If you think borrowing money was easy before, now it’s cheap and more plentiful. Effective January 2018, the SBA (Small Business Administration) has made a major adjustment to their basic acquisition lending parameters.
Here’s how it changed.
In recent history, the SBA has required a minimum of a 25% down payment on the purchase of businesses and a 10% down payment on the purchase of the real estate that often comes with these businesses.
New rule #1 is you only have to pay 10% down for business components. That’s 60% less down payment to buy the same business. So, if you’re paying $1,000,000 for a business, your down payment just changed from $250,000 to $100,000. You keep an extra $150,000 in cash while you’re out buying cash flow.
Note that borrowers still must have the necessary collateral, credit score…etc., but these items have always been part of the equation. Banks (SBA lenders) are wasting no time jumping in with the new terms. Remember, banking is a very competitive business and nobody wants to miss an opportunity.
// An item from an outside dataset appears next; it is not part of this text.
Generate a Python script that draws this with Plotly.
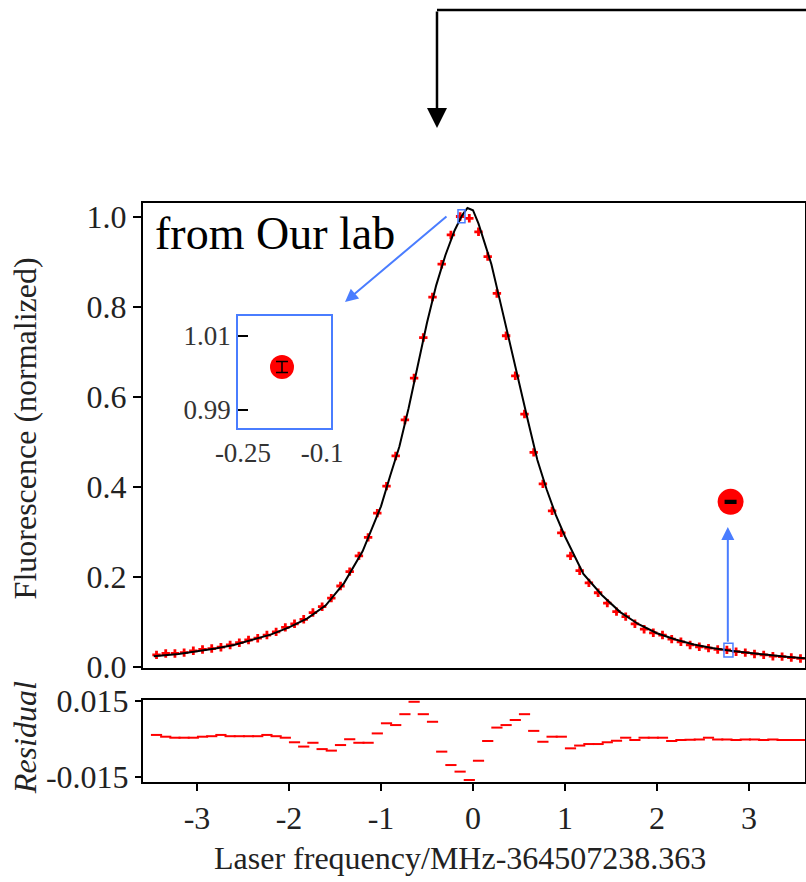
import plotly.graph_objects as go

# ---------------- data ----------------
freq = [-3.44, -3.34, -3.24, -3.14, -3.04, -2.94, -2.84, -2.74, -2.64, -2.54,
        -2.44, -2.34, -2.24, -2.14, -2.04, -1.94, -1.84, -1.74, -1.64, -1.54,
        -1.44, -1.34, -1.24, -1.14, -1.04, -0.94, -0.84, -0.74, -0.64, -0.54,
        -0.44, -0.34, -0.24, -0.14, -0.04, 0.06, 0.16, 0.26, 0.36, 0.46,
        0.56, 0.66, 0.76, 0.86, 0.96, 1.06, 1.16, 1.26, 1.36, 1.46,
        1.56, 1.66, 1.76, 1.86, 1.96, 2.06, 2.16, 2.26, 2.36, 2.46,
        2.56, 2.66, 2.76, 2.86, 2.96, 3.06, 3.16, 3.26, 3.36, 3.46, 3.56]

fluorescence = [0.027, 0.030, 0.030, 0.032, 0.036, 0.039, 0.041, 0.044, 0.049, 0.054,
                0.060, 0.064, 0.071, 0.078, 0.088, 0.096, 0.106, 0.121, 0.134, 0.153,
                0.180, 0.212, 0.247, 0.288, 0.342, 0.402, 0.469, 0.549, 0.642, 0.732,
                0.822, 0.895, 0.960, 1.001, 0.997, 0.967, 0.912, 0.830, 0.736, 0.647,
                0.562, 0.477, 0.407, 0.347, 0.298, 0.247, 0.214, 0.187, 0.165, 0.142,
                0.123, 0.112, 0.096, 0.084, 0.076, 0.071, 0.062, 0.056, 0.049, 0.045,
                0.042, 0.039, 0.038, 0.034, 0.032, 0.029, 0.027, 0.024, 0.023, 0.021, 0.019]

residual = [0.0016, 0.0009, 0.0005, 0.0005, 0.0005, 0.0009, 0.0011, 0.0016, 0.0011, 0.0011,
            0.0011, 0.0011, 0.0016, 0.0011, 0.0005, -0.0013, -0.0030, -0.0015, -0.0040, -0.0046,
            -0.0024, -0.0001, -0.0015, -0.0015, 0.0022, 0.0062, 0.0055, 0.0098, 0.0147, 0.0098,
            0.0068, -0.0050, -0.0103, -0.0129, -0.0162, -0.0086, -0.0008, 0.0045, 0.0055, 0.0075,
            0.0098, 0.0032, -0.0011, 0.0009, 0.0009, -0.0037, -0.0026, -0.0020, -0.0020, -0.0013,
            -0.0007, 0.0005, -0.0004, 0.0005, 0.0005, 0.0005, -0.0008, -0.0004, -0.0003, -0.0002,
            0.0005, -0.0002, -0.0002, -0.0004, -0.0002, -0.0002, -0.0004, -0.0002, -0.0004, -0.0004, -0.0004]

fit_freq = [-3.47, -3.2, -3.0, -2.8, -2.6, -2.4, -2.2, -2.0, -1.8, -1.6,
            -1.4, -1.2, -1.0, -0.9, -0.8, -0.7, -0.6, -0.5, -0.4, -0.3,
            -0.2, -0.12, -0.06, 0.0, 0.06, 0.12, 0.2, 0.3, 0.4, 0.5,
            0.6, 0.7, 0.8, 0.9, 1.0, 1.2, 1.4, 1.6, 1.8, 2.0,
            2.2, 2.4, 2.6, 2.8, 3.0, 3.2, 3.4, 3.62]
fit_fluorescence = [0.024, 0.029, 0.035, 0.041, 0.049, 0.060, 0.072, 0.088, 0.108, 0.137,
                    0.187, 0.257, 0.357, 0.425, 0.490, 0.575, 0.670, 0.765, 0.848, 0.915,
                    0.970, 1.003, 1.020, 1.015, 0.985, 0.945, 0.895, 0.808, 0.718, 0.635,
                    0.545, 0.460, 0.395, 0.338, 0.290, 0.207, 0.160, 0.122, 0.095, 0.075,
                    0.061, 0.050, 0.042, 0.036, 0.031, 0.027, 0.023, 0.019]

inset_x = [-0.176]
inset_y = [1.0016]
inset_err = [0.0015]

magnified_x = [2.80]
magnified_y = [0.367]
magnified_err = [0.0008]

x_tick_vals = [-3, -2, -1, 0, 1, 2, 3]
x_tick_text = ["-3", "-2", "-1", "0", "1", "2", "3"]
y_tick_vals = [0.0, 0.2, 0.4, 0.6, 0.8, 1.0]
y_tick_text = ["0.0", "0.2", "0.4", "0.6", "0.8", "1.0"]
res_tick_vals = [-0.015, 0.015]
res_tick_text = ["-0.015", "0.015"]
inset_x_ticks = [-0.25, -0.1]
inset_x_text = ["-0.25", "-0.1"]
inset_y_ticks = [0.99, 1.01]
inset_y_text = ["0.99", "1.01"]

# ---------------- figure ----------------
RED = "#ff0000"
BLUE = "#4a7dff"
FONT = "Liberation Serif"
TXT = "#222222"

fig = go.Figure()

fig.add_trace(go.Scatter(x=freq, y=fluorescence, mode="markers",
                         marker=dict(symbol="cross", size=7, color=RED),
                         xaxis="x", yaxis="y"))
fig.add_trace(go.Scatter(x=fit_freq, y=fit_fluorescence, mode="lines",
                         line=dict(color="black", width=2),
                         xaxis="x", yaxis="y"))
fig.add_trace(go.Scatter(x=magnified_x, y=magnified_y, mode="markers",
                         marker=dict(size=26, color=RED),
                         xaxis="x", yaxis="y"))
fig.add_trace(go.Scatter(x=magnified_x, y=magnified_y, mode="markers",
                         marker=dict(size=2, color="rgba(0,0,0,0)"),
                         error_y=dict(type="data", array=magnified_err, width=6,
                                      thickness=3.5, color="black"),
                         xaxis="x", yaxis="y"))
fig.add_trace(go.Scatter(x=freq, y=residual, mode="markers",
                         marker=dict(symbol="line-ew", size=8,
                                     line=dict(width=2, color=RED)),
                         xaxis="x2", yaxis="y2"))
fig.add_trace(go.Scatter(x=inset_x, y=inset_y, mode="markers",
                         marker=dict(size=24, color=RED),
                         xaxis="x3", yaxis="y3"))
fig.add_trace(go.Scatter(x=inset_x, y=inset_y, mode="markers",
                         marker=dict(size=2, color="rgba(0,0,0,0)"),
                         error_y=dict(type="data", array=inset_err, width=6,
                                      thickness=1.5, color="black"),
                         xaxis="x3", yaxis="y3"))

X_RANGE = [-3.587, 3.609]

fig.update_layout(
    template="none",
    width=806, height=882, autosize=False,
    margin=dict(l=143, r=1, t=203, b=100, pad=0, autoexpand=False),
    plot_bgcolor="white", paper_bgcolor="white",
    showlegend=False,
    font=dict(family=FONT, size=32, color=TXT),
    xaxis=dict(domain=[0, 1], range=X_RANGE, anchor="y", automargin=False,
               showticklabels=False, ticks="", showgrid=False, zeroline=False,
               showline=True, linecolor="black", linewidth=2, mirror=True),
    yaxis=dict(domain=[0.1969, 1], range=[-0.0022, 1.031], anchor="x", automargin=False,
               tickvals=y_tick_vals, ticktext=y_tick_text,
               ticks="outside", ticklen=8, tickwidth=2, tickcolor="black",
               showgrid=False, zeroline=False,
               showline=True, linecolor="black", linewidth=2, mirror=True),
    xaxis2=dict(domain=[0, 1], range=X_RANGE, anchor="y2", automargin=False,
                tickvals=x_tick_vals, ticktext=x_tick_text,
                ticks="outside", ticklen=7, tickwidth=2, tickcolor="black",
                showgrid=False, zeroline=False,
                showline=True, linecolor="black", linewidth=2, mirror=True),
    yaxis2=dict(domain=[0, 0.1416], range=[-0.0170, 0.0154], anchor="x2", automargin=False,
                tickvals=res_tick_vals, ticktext=res_tick_text,
                ticks="outside", ticklen=6, tickwidth=2, tickcolor="black",
                showgrid=False, zeroline=False,
                showline=True, linecolor="black", linewidth=2, mirror=True),
    xaxis3=dict(domain=[0.1435, 0.284], range=[-0.2595, -0.083], anchor="y3", automargin=False,
                tickvals=inset_x_ticks, ticktext=inset_x_text, ticks="",
                tickfont=dict(size=27, color="#333333"),
                showgrid=False, zeroline=False,
                showline=True, linecolor=BLUE, linewidth=1.5, mirror=True),
    yaxis3=dict(domain=[0.6114, 0.8048], range=[0.9851, 1.0154], anchor="x3", automargin=False,
                tickvals=inset_y_ticks, ticktext=inset_y_text,
                ticks="inside", ticklen=10, tickwidth=1.5, tickcolor="black",
                tickfont=dict(size=27, color="#333333"),
                showgrid=False, zeroline=False,
                showline=True, linecolor=BLUE, linewidth=1.5, mirror=True),
)

# zoom boxes
fig.add_shape(type="rect", xref="x", yref="y", x0=-0.163, x1=-0.087, y0=0.987, y1=1.016,
              line=dict(color=BLUE, width=1.5))
fig.add_shape(type="rect", xref="x", yref="y", x0=2.728, x1=2.826, y0=0.022, y1=0.053,
              line=dict(color=BLUE, width=1.5))
# top connector line
fig.add_shape(type="line", xref="paper", yref="paper", x0=0.4441, x1=1.01, y0=1.3333, y1=1.3333,
              line=dict(color="black", width=2.5))

# arrows
fig.add_annotation(x=-1.391, y=0.811, ax=-0.272, ay=1.004, xref="x", yref="y",
                   axref="x", ayref="y", text="", showarrow=True,
                   arrowcolor=BLUE, arrowwidth=2, arrowhead=2, arrowsize=1.3)
fig.add_annotation(x=2.77, y=0.311, ax=2.77, ay=0.053, xref="x", yref="y",
                   axref="x", ayref="y", text="", showarrow=True,
                   arrowcolor=BLUE, arrowwidth=2, arrowhead=2, arrowsize=1.3)
fig.add_annotation(x=0.4441, y=1.1295, xref="paper", yref="paper", ax=0, ay=-118,
                   text="", showarrow=True, arrowcolor="black", arrowwidth=2.5,
                   arrowhead=2, arrowsize=1.6)

# texts
fig.add_annotation(x=0.0151, y=0.948, xref="paper", yref="paper", xanchor="left",
                   yanchor="middle", text="from Our lab", showarrow=False,
                   font=dict(family=FONT, size=46, color="black"))
fig.add_annotation(x=-0.178, y=0.611, xref="paper", yref="paper", textangle=-90,
                   xanchor="center", yanchor="middle",
                   text="Fluorescence (normalized)", showarrow=False,
                   font=dict(family=FONT, size=32, color=TXT))
fig.add_annotation(x=-0.178, y=0.076, xref="paper", yref="paper", textangle=-90,
                   xanchor="center", yanchor="middle",
                   text="<i>Residual</i>", showarrow=False,
                   font=dict(family=FONT, size=32, color=TXT))
fig.add_annotation(x=0.479, y=-0.131, xref="paper", yref="paper",
                   xanchor="center", yanchor="middle",
                   text="Laser frequency/MHz-364507238.363", showarrow=False,
                   font=dict(family=FONT, size=32, color=TXT))

fig.write_html("out.html",
               config={"displayModeBar": False, "responsive": False},
               post_script="document.body.style.margin='0px';document.body.style.overflow='hidden';")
New rule #2 is SBA lenders can allow seller financing for up to half of the 10% down payment as long as the seller financing piece is on full standby for the entire duration of the loan. Continuing with the example above and with the seller’s agreement to finance half the down payment, the buyer would only need $50,000 in cash (collateral, credit score…) to by a $1,000,000 business.
As always, we hope it helps.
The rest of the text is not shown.